と、ついでにストーリーテリングについての記事を書いたので、興味があればご覧ください▼
【関連記事】:”物語(ストーリー)”を使って聞き手に印象を残す技術「ストーリーテリング」の魅力。
ビジネス的スキルも当たり前に必要だ
デジタルの世界では、コンテンツ作成とビジネスがどんどん融合していきます。どんな記事がページビューやリピート率が高いのか、どんな記事を読んでいるとき読者は有料会員登録を考えてくれるのか、どんな記事に掲載される広告がクリックされやすいのか、この記事は原稿料に見合う収入をもたらしているのか−そうしたことを、ウェブメディア運営者はしっかり意識しなければなりません。
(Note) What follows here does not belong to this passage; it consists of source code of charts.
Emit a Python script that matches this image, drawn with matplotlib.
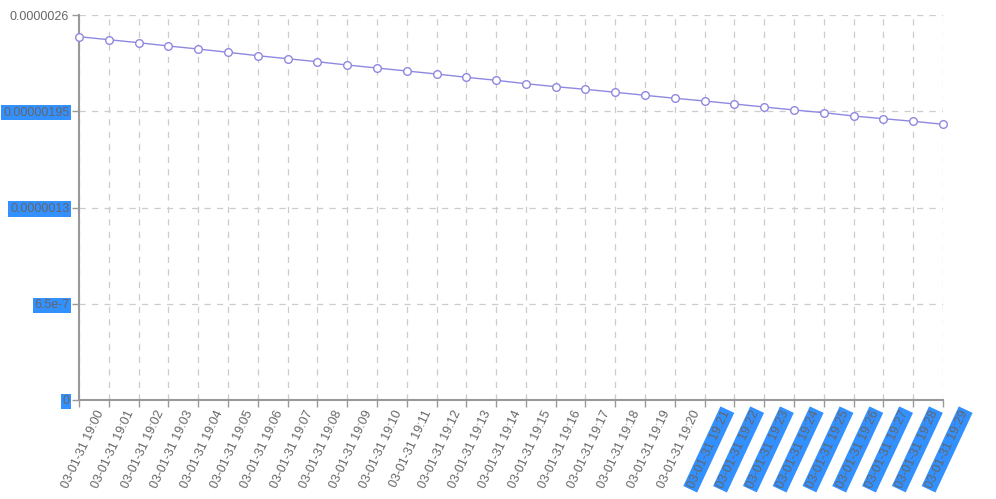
import matplotlib
matplotlib.use("Agg")
import matplotlib.pyplot as plt
from matplotlib.transforms import ScaledTranslation

plt.rcParams['font.family'] = ['Liberation Sans', 'DejaVu Sans']

categories = [f"03-01-31 19:{m:02d}" for m in range(30)]
values = [2.4535e-6, 2.4332e-6, 2.4130e-6, 2.3906e-6, 2.3704e-6, 2.3481e-6,
          2.3251e-6, 2.3049e-6, 2.2846e-6, 2.2623e-6, 2.2421e-6, 2.2218e-6,
          2.2016e-6, 2.1793e-6, 2.1590e-6, 2.1361e-6, 2.1158e-6, 2.0982e-6,
          2.0780e-6, 2.0577e-6, 2.0375e-6, 2.0192e-6, 1.9990e-6, 1.9787e-6,
          1.9584e-6, 1.9402e-6, 1.9179e-6, 1.8997e-6, 1.8821e-6, 1.8619e-6]
y_ticks = [0, 6.5e-7, 1.3e-6, 1.95e-6, 2.6e-6]
y_tick_labels = ['0', '6.5e-7', '0.0000013', '0.00000195', '0.0000026']
y_highlight = [True, True, True, True, False]
x_highlight_from = 21

W, H = 996, 499
fig = plt.figure(figsize=(W / 100, H / 100), dpi=100)
ax = fig.add_axes([79 / W, (H - 400) / H, (943 - 79) / W, (400 - 15) / H])

x = list(range(len(categories)))
ax.plot(x, values, color='#8f88e0', lw=1.0, marker='o', ms=5.5,
        mfc='white', mec='#8f88e0', mew=1.0, zorder=3, clip_on=False)

ax.set_xlim(0, len(categories) - 1)
ax.set_ylim(0, 2.6e-6)
ax.set_xticks(x)
ax.set_yticks(y_ticks)
ax.set_yticklabels(y_tick_labels)
ax.set_xticklabels(categories)

ax.grid(True, color='#cccccc', linestyle=(0, (5, 5)), lw=0.9)
ax.set_axisbelow(True)
for s in ['top', 'right']:
    ax.spines[s].set_visible(False)
for s in ['left', 'bottom']:
    ax.spines[s].set_color('#999999')
    ax.spines[s].set_linewidth(1.5)
ax.tick_params(axis='both', colors='#999999', length=5, width=1,
               labelcolor='#666666', labelsize=9)
ax.tick_params(axis='y', pad=2)
ax.tick_params(axis='x', pad=3)

sel = '#3390ff'
for lab, hl in zip(ax.get_yticklabels(), y_highlight):
    if hl:
        lab.set_bbox(dict(facecolor=sel, edgecolor='none', pad=1.2))

off = ScaledTranslation(22 / 100, 0 / 100, fig.dpi_scale_trans)
for i, lab in enumerate(ax.get_xticklabels()):
    lab.set_rotation(65)
    lab.set_rotation_mode('anchor')
    lab.set_ha('right')
    lab.set_va('center')
    lab.set_transform(lab.get_transform() + off)
    if i >= x_highlight_from:
        lab.set_bbox(dict(facecolor=sel, edgecolor='none', pad=1.2))

fig.savefig('out.png', dpi=100)
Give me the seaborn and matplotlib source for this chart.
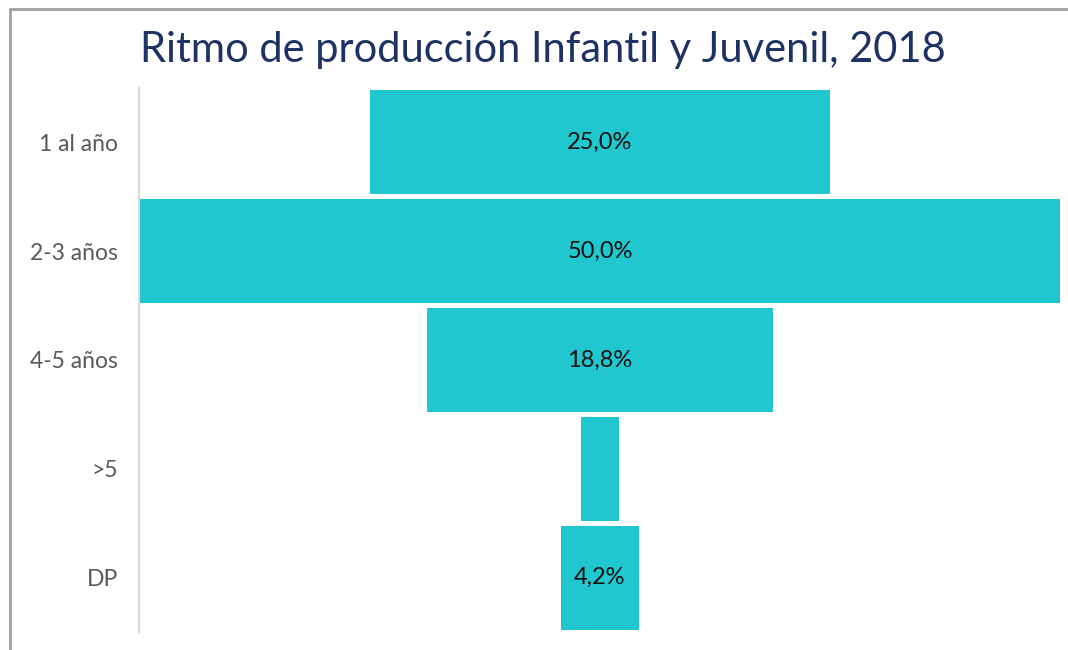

-p29
むむむ…。
完全にデータばっかりですね。
しかし、これくらい調べるのが先端を走るプレーヤーの基本なのですね。
数字に強くならないといけませんね。
でも言えることは「いかに読者の視点に立って考えることができるか」が重要だということ。
フィードバック→これはどうだ!→フィードバック→これでどうだ!…これの繰り返しなんですね。
そのなかでデータ解析やストーリーテリングのスキルが重要なんだろうと思います。
てな感じで佐々木紀彦さん著「5年後、メディアは稼げるか――Monetize or Die?」の書評はこんなところにします。
この本のなかで文章力を身につけるために必要な本として谷崎潤一郎さんの「文章読本」を紹介されていたので速攻でアマゾンで購入しました。
「プロの編集者がオススメする本だから絶対読んどいた方がいいでしょ」というノリで買いました。
今その本読んでますが、昔の本なので読むのがちょっと難しい。。。
とにもかくにも、インターネットメディアは面白い文章が書ける、役に立つ文章が書けるだけではなくてビジネス的要素・テクノロジー的要素・編集者的要素などいくつかの要素も重要になってくるということ。